Here’s what I collected after smashing apart the rest of the flux:

It’s not quite enough to make an airplane, but still quite neat.
The math:
The electrolysis was the only step that used reasonably pure starting materials, so it’s the only one I can do math on:
Twenty two amps for 20 minutes should have produced around 2 grams of metal, so I had a 13% faradic yield. The cell was running at ~4.7 volts, so the energy efficiency was around 7.2% (excluding the heat used at startup).
Chemically, I had a total of 1.5 grams of alumina in the melt, and a 37% yield. The chemical yield would probably have been higher if I let the cell run longer.
Geology notes:
I couldn’t find any aluminium in the wastewater, so I’d guess the main reason for the small yield of Al2O3 was that the acid just didn’t leach that much aluminium from the dirt.

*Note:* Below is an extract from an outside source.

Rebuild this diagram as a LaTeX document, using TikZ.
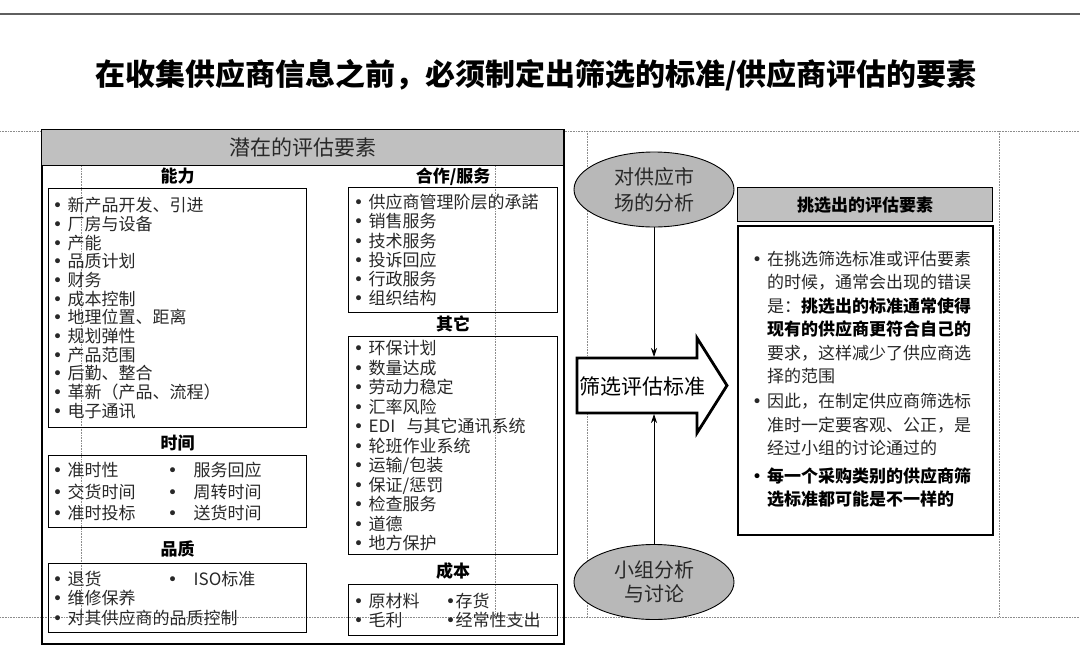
\documentclass[tikz,border=0pt]{standalone}
\usepackage{fontspec}
\setmainfont{Noto Sans CJK SC}
\newfontfamily\symfont{DejaVu Sans}
\usepackage{tikz}
\usetikzlibrary{shapes.geometric, arrows.meta, positioning, calc}

\definecolor{hdrgray}{RGB}{192,192,192}
\definecolor{ovalgray}{RGB}{184,184,184}
\definecolor{guidegray}{RGB}{140,140,140}
\definecolor{rulegray}{RGB}{95,95,95}
\definecolor{txtgray}{RGB}{40,40,40}

\newcommand{\blt}{\hspace*{-2pt}{\symfont\textbullet}}
\newcommand{\itm}{\makebox[13pt][l]{\blt}}

\begin{document}
\begin{tikzpicture}[
  x=1pt, y=1pt,
  >=Stealth,
  guide/.style={
    guidegray,
    line width=0.6pt,
    densely dotted,
  },
  frame/.style={
    draw,
    line width=1.8pt,
    inner sep=0pt,
    anchor=north west,
  },
  hdrbar/.style={
    draw,
    fill=hdrgray,
    line width=1.4pt,
    inner sep=0pt,
    anchor=north west,
  },
  listbox/.style={
    draw,
    line width=1.3pt,
    anchor=north west,
    align=left,
    inner xsep=6pt,
    inner ysep=0pt,
    text=txtgray,
    font=\fontsize{17}{#1}\selectfont,
  },
  seclabel/.style={
    font=\fontsize{17}{20}\selectfont\bfseries,
    inner sep=0pt,
  },
  oval/.style={
    ellipse,
    draw,
    fill=ovalgray,
    line width=0.9pt,
    minimum width=160pt,
    minimum height=75pt,
    inner sep=0pt,
    align=center,
    text=txtgray,
    font=\fontsize{20}{#1}\selectfont,
  },
  conn/.style={
    -{Stealth[length=9pt, width=6pt]},
    line width=0.8pt,
  },
]
\useasboundingbox (0,0) rectangle (1080,-662);

% ============================================================
% TITLE
% ============================================================
\draw[rulegray, line width=1.5pt] (0,-14) -- (1080,-14);
\node[font=\fontsize{30}{34}\selectfont\bfseries] (title) at (536,-75)
  {在收集供应商信息之前，必须制定出筛选的标准/供应商评估的要素};

% ============================================================
% GUIDES (dotted)
% ============================================================
\draw[guide] (0,-131) -- (1080,-131);
\draw[guide] (0,-617) -- (1080,-617);
\draw[guide] (81,-131)  -- (81,-617);
\draw[guide] (495,-131) -- (495,-617);
\draw[guide] (587,-131) -- (587,-617);
\draw[guide] (999,-131) -- (999,-617);

% ============================================================
% LEFT: potential evaluation elements
% ============================================================
\node[frame, minimum width=522pt, minimum height=514pt] (evalframe) at (41,-129) {};
\node[hdrbar, minimum width=522pt, minimum height=36pt,
      font=\fontsize{21}{24}\selectfont, text=txtgray]
  (evalhdr) at (41,-129) {潜在的评估要素};

% ability
\node[listbox=18.7, text width=246pt, minimum height=239pt] (abilitybox) at (48,-188)
  {\itm 新产品开发、引进\\
   \itm 厂房与设备\\
   \itm 产能\\
   \itm 品质计划\\
   \itm 财务\\
   \itm 成本控制\\
   \itm 地理位置、距离\\
   \itm 规划弹性\\
   \itm 产品范围\\
   \itm 后勤、整合\\
   \itm 革新（产品、流程）\\
   \itm 电子通讯};
\node[seclabel] (abilitylbl) at ([yshift=12pt]abilitybox.north) {能力};

% time
\node[listbox=21.5, text width=246pt, minimum height=72pt] (timebox) at (48,-455)
  {\makebox[115pt][l]{\itm 准时性}\makebox[24pt][l]{\blt}服务回应\\
   \makebox[115pt][l]{\itm 交货时间}\makebox[24pt][l]{\blt}周转时间\\
   \makebox[115pt][l]{\itm 准时投标}\makebox[24pt][l]{\blt}送货时间};
\node[seclabel] (timelbl) at ([yshift=12pt]timebox.north) {时间};

% quality
\node[listbox=19.5, text width=246pt, minimum height=69pt] (qualbox) at (48,-563)
  {\makebox[115pt][l]{\itm 退货}\makebox[24pt][l]{\blt}ISO标准\\
   \itm 维修保养\\
   \itm 对其供应商的品质控制};
\node[seclabel] (quallbl) at ([yshift=14pt]qualbox.north) {品质};

% cooperation / service
\node[listbox=19.2, inner xsep=7pt, text width=195pt, minimum height=125pt] (coopbox) at (348,-187)
  {\itm 供应商管理阶层的承諾\\
   \itm 销售服务\\
   \itm 技术服务\\
   \itm 投诉回应\\
   \itm 行政服务\\
   \itm 组织结构};
\node[seclabel] (cooplbl) at ([yshift=10pt]coopbox.north) {合作/服务};

% others
\node[listbox=19.5, inner xsep=7pt, text width=195pt, minimum height=218pt] (otherbox) at (348,-336)
  {\itm 环保计划\\
   \itm 数量达成\\
   \itm 劳动力稳定\\
   \itm 汇率风险\\
   \itm EDI\ \ 与其它通讯系统\\
   \itm 轮班作业系统\\
   \itm 运输/包装\\
   \itm 保证/惩罚\\
   \itm 检查服务\\
   \itm 道德\\
   \itm 地方保护};
\node[seclabel] (otherlbl) at ([yshift=12pt]otherbox.north) {其它};

% cost
\node[listbox=19, inner xsep=7pt, text width=195pt, minimum height=51pt] (costbox) at (348,-584)
  {\makebox[92pt][l]{\itm 原材料}\blt 存货\\
   \makebox[92pt][l]{\itm 毛利}\blt 经常性支出};
\node[seclabel] (costlbl) at ([yshift=13pt]costbox.north) {成本};

% ============================================================
% MIDDLE: criteria arrow
% ============================================================
\node[oval=26] (mktanalysis) at (654,-189.5) {对供应市\\场的分析};
\node[oval=24] (grpdiscuss)  at (654,-582)   {小组分析\\与讨论};

\draw[line width=2.8pt, fill=white, line join=miter]
  (577,-358) -- (697,-358) -- (697,-338) -- (727,-385.5)
  -- (697,-433) -- (697,-413) -- (577,-413) -- cycle;
\node[font=\fontsize{21}{24}\selectfont, inner sep=0pt] (criteria) at (642,-386) {筛选评估标准};

\coordinate (crittop) at (654,-357);
\coordinate (critbot) at (654,-414);
\draw[conn] (mktanalysis) -- (crittop);
\draw[conn] (grpdiscuss)  -- (critbot);

% ============================================================
% RIGHT: selected evaluation elements
% ============================================================
\node[hdrbar, minimum width=255pt, minimum height=34pt,
      font=\fontsize{17}{20}\selectfont\bfseries]
  (pickhdr) at (737,-187) {挑选出的评估要素};
\node[frame, line width=1.6pt, minimum width=255pt, minimum height=309pt] (pickbox) at (737,-225) {};

\node[anchor=north west, align=left, inner sep=0pt, text=txtgray,
      font=\fontsize{17}{23.4}\selectfont]
  (picktext) at ([xshift=17pt, yshift=-26pt]pickbox.north west)
  {\itm 在挑选筛选标准或评估要素\\
   \hspace*{13pt}的时候，通常会出现的错误\\
   \hspace*{13pt}是：\textbf{\textcolor{black}{挑选出的标准通常使得}}\\
   \hspace*{13pt}\textbf{\textcolor{black}{现有的供应商更符合自己的}}\\
   \hspace*{13pt}要求，这样减少了供应商选\\
   \hspace*{13pt}择的范围\\[2pt]
   \itm 因此，在制定供应商筛选标\\
   \hspace*{13pt}准时一定要客观、公正，是\\
   \hspace*{13pt}经过小组的讨论通过的\\[4pt]
   \textcolor{black}{\itm\textbf{每一个采购类别的供应商筛}}\\
   \hspace*{13pt}\textbf{\textcolor{black}{选标准都可能是不一样的}}};

\end{tikzpicture}
\end{document}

Many minerals contain both silicon and aluminium oxides, in which case the reaction will be limited by the formation of a layer of pure silicates on the surface.
The best solution would be to source better ore, but the formation of Bauxite requires very long periods of chemical weathering. Something really can’t happen at at my place that has constant erosion and glaciers coming though every hundred thousand years or so.
… but if you live somewhere flat, wet and warm, you might have better luck.